Mais c’est sans doute le naufrage des indépendantistes québécois qui constitue le bouleversement le plus inattendu. Le Bloc québécois, parti francophone indépendantiste de la « Belle Province » et des minorités francophones des autres, reçoit une raclée historique passant de 47 sièges à seulement 4 au Parlement d’Ottawa.
Le NPD croyait d’ailleurs si peu à ses chances de remporter des sièges dans les bastions indépendantistes qu’il n’avait présenté des candidatures que pour la forme dans ces circonscriptions. Ces candidats, inconnus de la population, n’ont pas fait campagne et certains d’entre eux étaient même en séjour de longue durée à l’étranger, que leur succès inattendu va les contraindre d’interrompre.

La plus embarrassée des nouveaux élus NDP au Québec est Ruth Ellen Brosseau, 27 ans, qui vient de remporter le siège de Berthier-Maskinongé, une circonscription francophone pur sucre (d’érable) sur la rive nord du Saint-Laurent. La blonde Ruth Ellen ne s’est pas encore montrée en personne à ses électeurs, car son niveau de français est insuffisant pour pouvoir converser utilement avec ses mandants…Elle a donc été envoyée illico par le chef de son parti, Jack Layton, suivre un cours intensif de franco-québécois, langage savoureux mais rempli de pièges grammaticaux et sémantiques…

Quelle est la raison de ce tsunami politique, qui survient quinze ans seulement après le rejet, à un cheveu (50,58% de « non »), du référendum sur l’indépendance du Québec réclamée par le Parti québécois (PQ) ? Pourquoi ce « Québec libre ! » imprudemment promu par Charles de Gaulle en 1967 à Montréal subit-il aujourd’hui un rejet aussi massif de la population de la province ?
On se doutait bien, au vu des sondages d’avant l’élection législative, que NDP allait progresser au Québec, grâce notamment au charisme de Jack Layton, et à la popularité de ce dernier dans les communautés néo-canadiennes venues d’Amérique centrale, d’Asie ou des pays arabes. Son opposition à la ligne résolument pro-israélienne de Stephen Harper lui a aliéné le vote juif (surtout puissant en Ontario), mais rallié les communautés musulmanes francophones, notamment d’origine libanaise, dont le poids électoral est grandissant, notamment à Montréal.
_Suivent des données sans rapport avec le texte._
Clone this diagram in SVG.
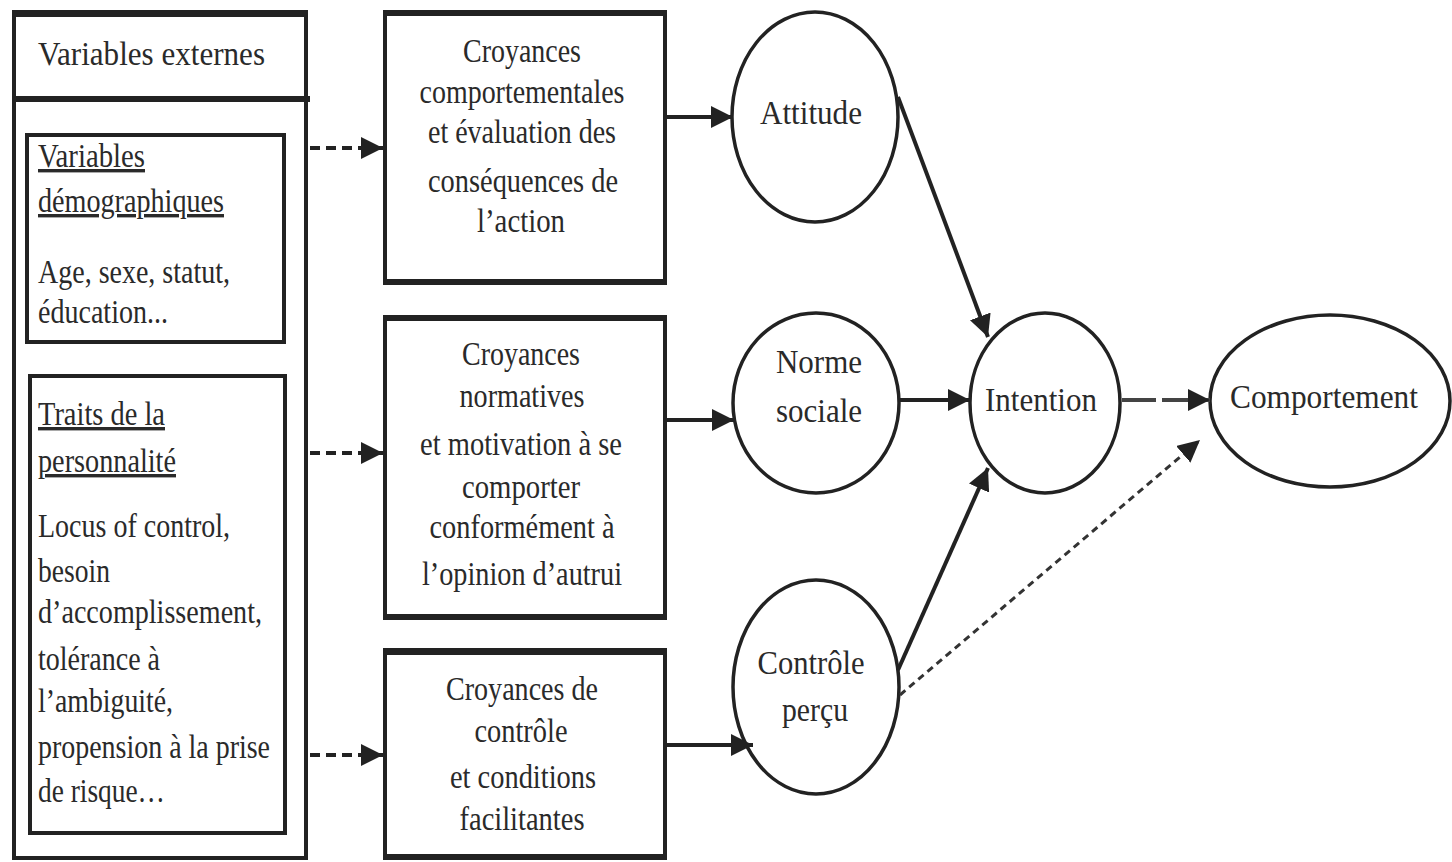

Mais la Bérézina subie par le Parti québécois s’explique avant tout par ses difficultés propres. Souffrant d’un problème de leadership depuis la disparition de son fondateur, le charismatique René Lévesque, il s’est trouvé complètement désemparé et en panne d’idées après l’échec du référendum de 1995. Les changements sociologiques intervenus depuis (urbanisation, arrivée de populations dites « allophones ») ont fait évoluer les mentalités au détriment des indépendantistes, plus ruraux ou habitants des petites villes en déclin.
Les Québécois les plus dynamiques sont allés exercer leurs talents là où il y avait de l’argent à gagner : l’Alberta du boom pétrolier, Vancouver et son ouverture sur le Pacifique.

Comme la vitalité culturelle et artistique du Canada francophone ne semble pas en danger, que ses universités, ses éditeurs, ses chanteurs apportent leur contribution au bien commun de la langue et la civilisation française, on ne voit plus guère de raisons de s’accrocher à un rêve d’indépendance qui, manifestement, répond beaucoup moins aux nécessités du temps que par le passé.

Dans ces conditions, il n’est guère surprenant que le clivage droite-gauche se substitue progressivement à l’opposition linguistique et ethnique. La Canada c’est l’anti-Belgique, et la preuve que les grands espaces rendent les hommes plus sauvages, certes, mais moins bornés.